Hong Kong's Securities and Futures Commission has welcomed last week's decision by the China Banking Regulatory Commission to widen the scope of investments which mainland commercial banks are allowed to offer their qualified clients.
Funds run by mainland commercial banks are now allowed to invest in a wider range of asset classes, including equities and equity funds authorised by a supervisory authority with whom the CBRC has a Memorandum of Understanding (MOU) - which means Hong Kong. Where an overseas intermediary is appointed as investment manager, it must also be regulated by a supervisory authority who has an MOU with the CBRC. The CBRC signed an MOU with the SFC on 10 April 2007.
Mr Eddy Fong, SFC Chairman, said: “This announcement will no doubt result in a win-win scenario for both the Mainland and Hong Kong. Mainland investors will be able to enjoy a wider choice of investment products available in Hong Kong, and at the same time benefiting Hong Kong’s existing asset management industry. We will continue to work closely with the Mainland authorities to facilitate the development of the wealth management business of commercial banks in the Mainland, and to strengthen Hong Kong’s role as a platform for Mainland investors to invest in overseas markets.”

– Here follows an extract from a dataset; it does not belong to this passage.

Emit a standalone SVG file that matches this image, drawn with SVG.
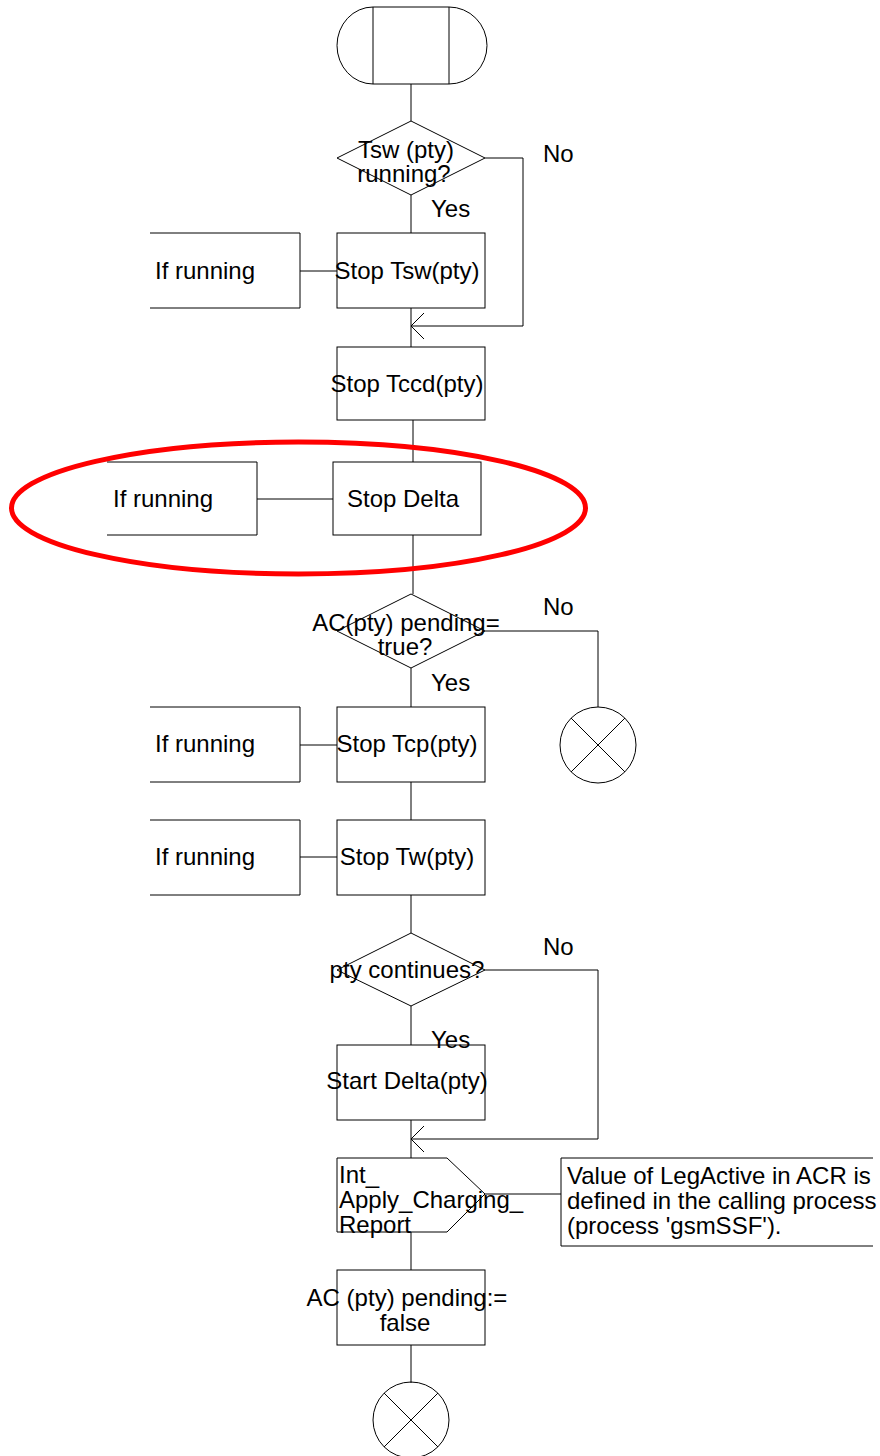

Previously, funds offered to qualified domestic institutional investors (QDII) were limited to global fixed-income products. Equity investments will be limited to 50% of NAV of each fund, and the minimum investment by each investor in equity QD funds will be RMB300,000 ($39,000).
Under the existing limitations, and with booming local stock markets, the QDII program has largely been ignored by investors. The Chinese authorities have loosened the rules partly in order to try to cool over-heated domestic equity markets, and some banks may hold back from issuing funds out of a fear that this is just a short-term measure which could just as quickly be rolled back if domestic conditions improve.